Visual art has a ways to go. What was created here to hang on a wall tended to be bland, dull, derivative, but the turn of the century injected creative vigor. Now it's not rare for someone exciting to come along. What is becoming rare is an art gallery remaining open during these tough times.

Richmond's Virginia Art Museum an hour away has a spectacular collection of modern and impressionist art and Faberge eggs, and hosts major international exhibits. There are also treasures to be seen at the UVa art gallery, formerly run by the architecture school. A change in management resulted in special exhibits which elevated the UVa gallery to the must-see list.

Perhaps the visual art's highest pinnacle here was the part-time art critic for the daily paper, Ruth Latter. She was a national treasure for at least four decades. As noted earlier, this is a writer's town and there are plenty of major award winners.

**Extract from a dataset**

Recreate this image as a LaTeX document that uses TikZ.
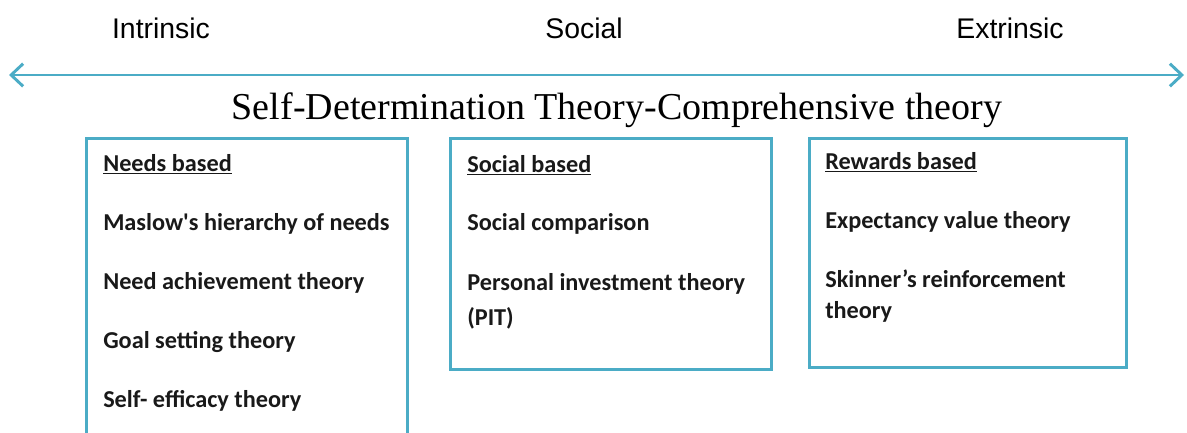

The public library is first-rate. Its excellent, well-organized web site can be translated into any of 8 languages at the push of a button.

Sculpture has always had a special role here. The community indulged in outstanding over-size equestrian statues eons ago and has an enviable collection. In this era, Biscuit Run Studios was the world center for modern creations in soapstone and has subordinate studios for other media.

The local program "Art in Place" spreads huge sculptures, mostly metal, throughout the community. Winners of a national yearly competition place their statuary on highway medians, at the roadside edge of parks, and other visible areas for several months. Occasionally the city buys one for our permanent outdoor collection. In my neighborhood we have


Givens Whale, a permanent exhibit.

With such wide exposure, "What the hell is that?" commonly gives way to endearing familiarity. In addition substantial taxes are committed to attractive floral plantings along the roadsides.

Maintaining refinement is not a losing battle here. It's not even hard to do. Some who are fed up with our declining world find living in Charlottesville the best revenge.

Music, theatre, art, and a colorful downtown mall temper one's exasperation. An island for romantics.